The Polish Ministry of Culture announced on Wednesday December 20 that it had fired the management team of state media, widely considered a relay of the former populist government. The president and members of the board of directors of the state television, radio and news agency “have been dismissed,” the ministry announced in a statement.
State media, controlled by the populist nationalist Law and Justice (PiS) party, have been regularly accused of presenting biased information, transmitting government propaganda and launching verbal attacks against the opposition.
On Tuesday, the new ruling coalition had Parliament adopt a resolution calling for the “restoration of legal order, impartiality and credibility of public media”, cited in the ministerial press release.
Former culture minister Piotr Glinski considered these steps “illegal”. “This is obviously an attack on free media, it’s a violation of the law,” he said.
State television premises occupied
Polish nationalist populists occupied public television premises overnight from Tuesday to Wednesday to defend “media pluralism”. “There is no democracy without media pluralism or strong anti-government media, and in Poland it is the public media,” PiS leader Jaroslaw Kaczynski said overnight. “We want to make sure that there is a legal order in Poland and that the media remains free,” added MP Marek Suski (PiS) on Wednesday.
The PiS, in office for eight years, lost power after the legislative elections in October. The coalition led by pro-European Donald Tusk took the reins of the country and pledged to reform state television and radio.

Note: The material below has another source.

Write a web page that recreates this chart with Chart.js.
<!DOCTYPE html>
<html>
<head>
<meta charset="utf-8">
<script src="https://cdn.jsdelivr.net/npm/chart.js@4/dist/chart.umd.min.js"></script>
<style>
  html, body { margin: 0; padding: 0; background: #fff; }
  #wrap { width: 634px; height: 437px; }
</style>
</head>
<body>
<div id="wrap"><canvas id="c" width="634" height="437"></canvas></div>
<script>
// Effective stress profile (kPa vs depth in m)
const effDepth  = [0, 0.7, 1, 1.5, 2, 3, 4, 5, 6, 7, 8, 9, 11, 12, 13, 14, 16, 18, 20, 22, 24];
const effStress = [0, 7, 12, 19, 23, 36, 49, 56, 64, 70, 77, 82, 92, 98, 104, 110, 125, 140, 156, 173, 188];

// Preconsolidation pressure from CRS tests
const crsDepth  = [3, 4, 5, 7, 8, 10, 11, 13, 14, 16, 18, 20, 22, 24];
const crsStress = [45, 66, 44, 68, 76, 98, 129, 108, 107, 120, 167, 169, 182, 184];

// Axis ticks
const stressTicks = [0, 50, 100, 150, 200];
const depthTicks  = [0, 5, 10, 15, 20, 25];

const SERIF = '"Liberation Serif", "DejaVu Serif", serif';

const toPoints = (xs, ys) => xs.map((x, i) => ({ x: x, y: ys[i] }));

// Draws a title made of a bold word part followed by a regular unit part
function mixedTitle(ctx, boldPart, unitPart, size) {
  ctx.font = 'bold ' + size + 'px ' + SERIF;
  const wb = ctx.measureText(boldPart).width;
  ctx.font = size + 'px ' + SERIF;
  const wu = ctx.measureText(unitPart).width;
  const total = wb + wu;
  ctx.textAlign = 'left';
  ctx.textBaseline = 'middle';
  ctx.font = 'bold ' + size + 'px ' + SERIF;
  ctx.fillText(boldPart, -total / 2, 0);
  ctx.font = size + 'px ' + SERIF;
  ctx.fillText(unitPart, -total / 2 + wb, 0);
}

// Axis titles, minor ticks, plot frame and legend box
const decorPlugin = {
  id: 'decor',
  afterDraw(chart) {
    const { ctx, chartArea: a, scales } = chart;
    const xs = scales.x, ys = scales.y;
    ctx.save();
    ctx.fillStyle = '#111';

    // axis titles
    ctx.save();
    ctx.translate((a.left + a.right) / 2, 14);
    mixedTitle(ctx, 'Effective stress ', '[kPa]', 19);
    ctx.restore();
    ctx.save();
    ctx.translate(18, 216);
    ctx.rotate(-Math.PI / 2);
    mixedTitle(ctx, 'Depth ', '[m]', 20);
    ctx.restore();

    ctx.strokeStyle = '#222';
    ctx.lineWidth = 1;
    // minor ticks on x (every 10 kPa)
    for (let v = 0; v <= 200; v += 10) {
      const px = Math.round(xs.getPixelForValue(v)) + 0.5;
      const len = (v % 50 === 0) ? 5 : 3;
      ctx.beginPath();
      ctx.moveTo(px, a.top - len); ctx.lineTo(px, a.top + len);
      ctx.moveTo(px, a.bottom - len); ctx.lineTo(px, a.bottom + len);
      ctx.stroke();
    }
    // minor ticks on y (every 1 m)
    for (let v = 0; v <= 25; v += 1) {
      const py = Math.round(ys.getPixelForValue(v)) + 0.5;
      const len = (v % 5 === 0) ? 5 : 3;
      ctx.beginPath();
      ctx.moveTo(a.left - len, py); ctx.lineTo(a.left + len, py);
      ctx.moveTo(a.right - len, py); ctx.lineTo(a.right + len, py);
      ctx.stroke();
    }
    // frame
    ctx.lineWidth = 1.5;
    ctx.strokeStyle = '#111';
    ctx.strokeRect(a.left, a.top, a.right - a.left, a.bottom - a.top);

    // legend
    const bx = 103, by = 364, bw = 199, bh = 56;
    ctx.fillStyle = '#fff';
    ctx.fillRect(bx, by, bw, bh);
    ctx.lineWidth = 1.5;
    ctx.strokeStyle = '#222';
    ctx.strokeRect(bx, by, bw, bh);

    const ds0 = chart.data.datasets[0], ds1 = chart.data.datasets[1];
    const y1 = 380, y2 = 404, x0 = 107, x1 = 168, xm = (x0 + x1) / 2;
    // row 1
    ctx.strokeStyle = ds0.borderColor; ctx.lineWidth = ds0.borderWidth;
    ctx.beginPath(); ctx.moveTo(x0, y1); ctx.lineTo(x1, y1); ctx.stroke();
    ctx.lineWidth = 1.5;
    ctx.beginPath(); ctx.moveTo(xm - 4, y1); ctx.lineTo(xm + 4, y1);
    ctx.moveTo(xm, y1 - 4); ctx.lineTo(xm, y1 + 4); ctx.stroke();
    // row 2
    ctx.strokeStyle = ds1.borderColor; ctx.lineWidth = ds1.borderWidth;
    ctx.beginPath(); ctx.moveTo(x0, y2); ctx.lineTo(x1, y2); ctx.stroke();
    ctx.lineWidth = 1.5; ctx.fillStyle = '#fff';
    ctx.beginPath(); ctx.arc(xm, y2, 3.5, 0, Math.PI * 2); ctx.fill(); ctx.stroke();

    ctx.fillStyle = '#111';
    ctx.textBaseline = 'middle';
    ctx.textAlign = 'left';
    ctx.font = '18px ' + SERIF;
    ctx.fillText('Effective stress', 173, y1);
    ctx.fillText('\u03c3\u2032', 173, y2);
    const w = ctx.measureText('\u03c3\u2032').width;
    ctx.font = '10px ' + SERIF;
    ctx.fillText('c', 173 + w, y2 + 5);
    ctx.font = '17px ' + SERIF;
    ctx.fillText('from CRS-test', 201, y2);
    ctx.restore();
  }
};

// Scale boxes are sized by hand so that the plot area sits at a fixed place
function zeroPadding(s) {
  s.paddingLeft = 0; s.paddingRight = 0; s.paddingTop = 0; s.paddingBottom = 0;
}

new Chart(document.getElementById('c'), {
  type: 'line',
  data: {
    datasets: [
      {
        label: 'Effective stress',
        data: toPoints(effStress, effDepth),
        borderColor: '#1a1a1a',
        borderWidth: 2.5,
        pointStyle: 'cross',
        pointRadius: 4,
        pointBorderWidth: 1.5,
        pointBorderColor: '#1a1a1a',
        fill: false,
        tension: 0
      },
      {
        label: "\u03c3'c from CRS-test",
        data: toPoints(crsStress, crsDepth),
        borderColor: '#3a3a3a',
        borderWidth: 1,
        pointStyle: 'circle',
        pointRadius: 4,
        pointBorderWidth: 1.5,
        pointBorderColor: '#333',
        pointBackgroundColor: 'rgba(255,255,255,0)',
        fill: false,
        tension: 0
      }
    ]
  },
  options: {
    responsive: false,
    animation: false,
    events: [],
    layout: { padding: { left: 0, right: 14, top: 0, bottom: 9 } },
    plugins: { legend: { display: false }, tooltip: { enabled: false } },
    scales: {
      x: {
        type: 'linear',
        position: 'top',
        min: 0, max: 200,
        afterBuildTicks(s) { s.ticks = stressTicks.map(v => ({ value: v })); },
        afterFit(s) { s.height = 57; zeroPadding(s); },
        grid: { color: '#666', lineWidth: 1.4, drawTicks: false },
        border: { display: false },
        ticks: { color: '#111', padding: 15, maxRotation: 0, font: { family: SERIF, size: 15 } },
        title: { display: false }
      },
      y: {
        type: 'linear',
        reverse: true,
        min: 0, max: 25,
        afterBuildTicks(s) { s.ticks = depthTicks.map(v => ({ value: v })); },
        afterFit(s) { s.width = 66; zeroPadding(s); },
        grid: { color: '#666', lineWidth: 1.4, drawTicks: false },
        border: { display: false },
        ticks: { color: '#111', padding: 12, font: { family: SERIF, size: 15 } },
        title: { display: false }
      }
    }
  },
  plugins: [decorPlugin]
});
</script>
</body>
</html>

The previous government was repeatedly accused by the pro-European opposition and non-governmental organizations of restricting media freedom while directing significant funding to state media. In its 2020 report, the organization Reporters Without Borders highlighted that “partisan speech and incitement to hatred [were] still the rule in the [Polish] public media, which were transformed into mouthpieces of the government propaganda.”